Этот вопль повторяется, лишь в более мягкой форме, в часто цитируемых строках из «Валерика».
И с грустью тайной и сердечной
Я думал: жалкий человек!
Чего он хочет?.. Небо ясно:
Под небом места много всем,
Но беспрестанно и напрасно
Один враждует он… Зачем?
Между тем об этой самой битве при Валерике Лермонтов писал одному из своих приятелей в таком тоне: «Нас было всего две тысячи пехоты, а их до шести тысяч, и все время дрались штыками. У нас убыло 30 офицеров и 300 рядовых, а их 600 тел осталось на месте, – кажется, хорошо!.. Я вошел во вкус войны и уверен, что для человека, который привык к сильным ощущениям этого банка, мало найдется удовольствий, которые бы не показались приторными».
Мало того, вскоре после битвы при Валерике мы видим Лермонтова чем-то вроде атамана шайки головорезов, предводителем сбродного партизанского «Лермонтовского отряда», во главе которого поэт проделывал настоящие фокусы отчаянной и совсем ненужной храбрости.

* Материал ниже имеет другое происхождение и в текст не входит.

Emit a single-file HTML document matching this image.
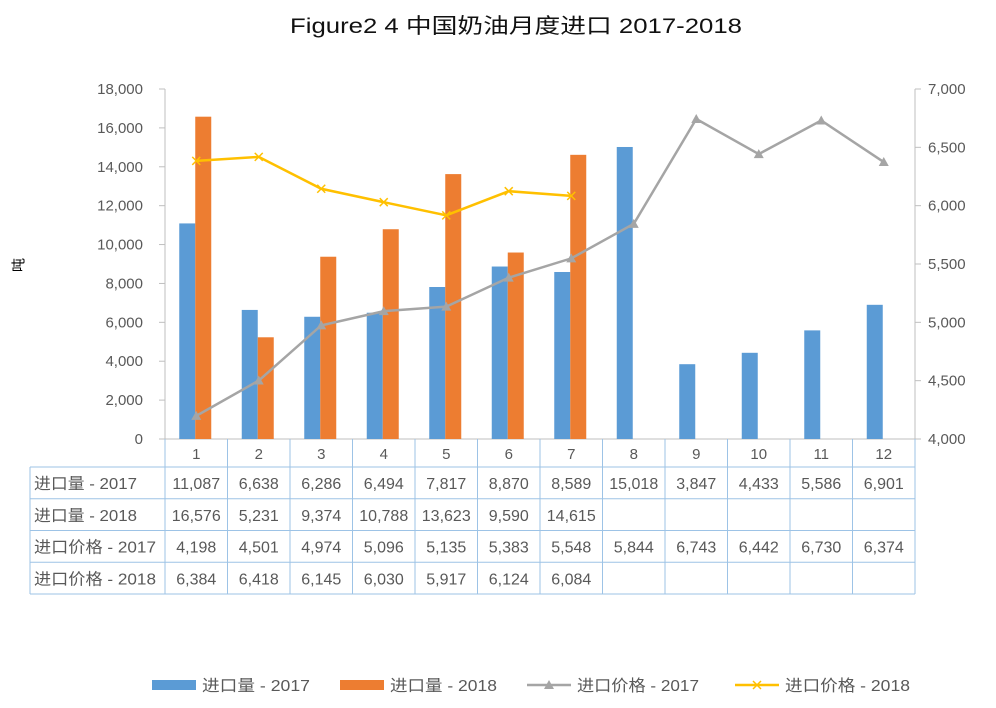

Не уличить ли нам поэта в противоречии или не предоставить ли двум критикам доказывать – одному, что Лермонтов был любитель «бранной забавы», а другому, что он эту «забаву» ненавидел? Это возможно. Мало писателей, суждения о которых были бы столь разноречивы и противоречивы, как о Лермонтове. Есть критики и биографы, характеризующие Лермонтова как протестанта по преимуществу и в особенности подчеркивающие в нем «с небом гордую вражду»; но находятся и такие, которые полагают, что девизом его жизни и деятельности могут служить смиренномудрые слова: «да будет воля Твоя».